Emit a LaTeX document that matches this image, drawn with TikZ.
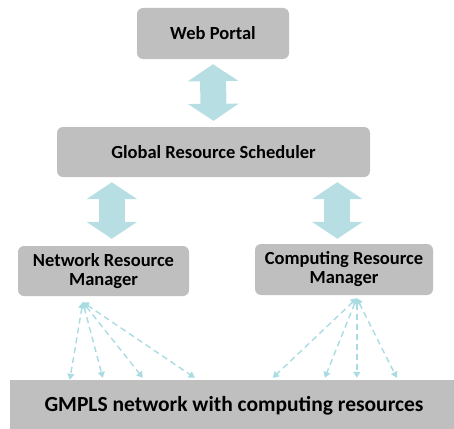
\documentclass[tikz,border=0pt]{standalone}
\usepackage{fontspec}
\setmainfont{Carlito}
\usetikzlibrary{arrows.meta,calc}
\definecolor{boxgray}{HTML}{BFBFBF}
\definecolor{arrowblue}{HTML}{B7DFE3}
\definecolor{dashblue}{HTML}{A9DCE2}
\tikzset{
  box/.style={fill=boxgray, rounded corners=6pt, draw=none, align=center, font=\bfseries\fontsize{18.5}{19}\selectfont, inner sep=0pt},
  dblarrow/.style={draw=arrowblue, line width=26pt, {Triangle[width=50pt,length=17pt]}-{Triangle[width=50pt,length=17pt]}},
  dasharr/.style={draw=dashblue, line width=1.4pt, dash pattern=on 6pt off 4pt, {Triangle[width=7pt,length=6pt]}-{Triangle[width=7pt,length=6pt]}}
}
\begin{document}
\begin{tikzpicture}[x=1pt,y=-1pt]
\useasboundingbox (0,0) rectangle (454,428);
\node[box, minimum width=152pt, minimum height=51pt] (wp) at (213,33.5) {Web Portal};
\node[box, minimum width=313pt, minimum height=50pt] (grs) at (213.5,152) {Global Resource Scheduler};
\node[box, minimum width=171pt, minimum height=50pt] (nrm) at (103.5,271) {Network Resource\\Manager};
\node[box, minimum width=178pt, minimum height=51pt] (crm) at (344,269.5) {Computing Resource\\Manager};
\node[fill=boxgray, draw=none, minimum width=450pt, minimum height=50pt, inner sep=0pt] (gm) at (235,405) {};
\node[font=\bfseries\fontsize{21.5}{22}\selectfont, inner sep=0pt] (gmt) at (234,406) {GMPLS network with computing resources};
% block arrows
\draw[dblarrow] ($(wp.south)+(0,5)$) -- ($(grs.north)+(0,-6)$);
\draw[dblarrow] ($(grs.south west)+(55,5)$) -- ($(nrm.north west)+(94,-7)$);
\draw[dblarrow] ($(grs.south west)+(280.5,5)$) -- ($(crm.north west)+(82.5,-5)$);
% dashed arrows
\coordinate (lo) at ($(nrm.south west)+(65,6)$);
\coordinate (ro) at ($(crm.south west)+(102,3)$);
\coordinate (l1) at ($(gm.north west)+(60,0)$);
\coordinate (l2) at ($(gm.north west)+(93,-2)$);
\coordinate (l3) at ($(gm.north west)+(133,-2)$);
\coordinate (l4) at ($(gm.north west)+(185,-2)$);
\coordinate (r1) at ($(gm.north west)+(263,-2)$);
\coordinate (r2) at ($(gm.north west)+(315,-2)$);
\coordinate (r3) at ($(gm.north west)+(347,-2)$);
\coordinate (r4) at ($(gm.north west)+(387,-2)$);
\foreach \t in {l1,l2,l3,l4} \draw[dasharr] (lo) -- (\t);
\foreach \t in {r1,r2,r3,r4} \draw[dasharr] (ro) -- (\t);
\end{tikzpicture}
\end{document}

=======

The exercise => Ignore the images and quote every line of the listing exactly.

Task response =>
Emit a LaTeX document that matches this image, drawn with TikZ.
\documentclass[tikz,border=0pt]{standalone}
\usepackage{fontspec}
\setmainfont{Carlito}
\usetikzlibrary{arrows.meta,calc}
\definecolor{boxgray}{HTML}{BFBFBF}
\definecolor{arrowblue}{HTML}{B7DFE3}
\definecolor{dashblue}{HTML}{A9DCE2}
\tikzset{
  box/.style={fill=boxgray, rounded corners=6pt, draw=none, align=center, font=\bfseries\fontsize{18.5}{19}\selectfont, inner sep=0pt},
  dblarrow/.style={draw=arrowblue, line width=26pt, {Triangle[width=50pt,length=17pt]}-{Triangle[width=50pt,length=17pt]}},
  dasharr/.style={draw=dashblue, line width=1.4pt, dash pattern=on 6pt off 4pt, {Triangle[width=7pt,length=6pt]}-{Triangle[width=7pt,length=6pt]}}
}
\begin{document}
\begin{tikzpicture}[x=1pt,y=-1pt]
\useasboundingbox (0,0) rectangle (454,428);
\node[box, minimum width=152pt, minimum height=51pt] (wp) at (213,33.5) {Web Portal};
\node[box, minimum width=313pt, minimum height=50pt] (grs) at (213.5,152) {Global Resource Scheduler};
\node[box, minimum width=171pt, minimum height=50pt] (nrm) at (103.5,271) {Network Resource\\Manager};
\node[box, minimum width=178pt, minimum height=51pt] (crm) at (344,269.5) {Computing Resource\\Manager};
\node[fill=boxgray, draw=none, minimum width=450pt, minimum height=50pt, inner sep=0pt] (gm) at (235,405) {};
\node[font=\bfseries\fontsize{21.5}{22}\selectfont, inner sep=0pt] (gmt) at (234,406) {GMPLS network with computing resources};
% block arrows
\draw[dblarrow] ($(wp.south)+(0,5)$) -- ($(grs.north)+(0,-6)$);
\draw[dblarrow] ($(grs.south west)+(55,5)$) -- ($(nrm.north west)+(94,-7)$);
\draw[dblarrow] ($(grs.south west)+(280.5,5)$) -- ($(crm.north west)+(82.5,-5)$);
% dashed arrows
\coordinate (lo) at ($(nrm.south west)+(65,6)$);
\coordinate (ro) at ($(crm.south west)+(102,3)$);
\coordinate (l1) at ($(gm.north west)+(60,0)$);
\coordinate (l2) at ($(gm.north west)+(93,-2)$);
\coordinate (l3) at ($(gm.north west)+(133,-2)$);
\coordinate (l4) at ($(gm.north west)+(185,-2)$);
\coordinate (r1) at ($(gm.north west)+(263,-2)$);
\coordinate (r2) at ($(gm.north west)+(315,-2)$);
\coordinate (r3) at ($(gm.north west)+(347,-2)$);
\coordinate (r4) at ($(gm.north west)+(387,-2)$);
\foreach \t in {l1,l2,l3,l4} \draw[dasharr] (lo) -- (\t);
\foreach \t in {r1,r2,r3,r4} \draw[dasharr] (ro) -- (\t);
\end{tikzpicture}
\end{document}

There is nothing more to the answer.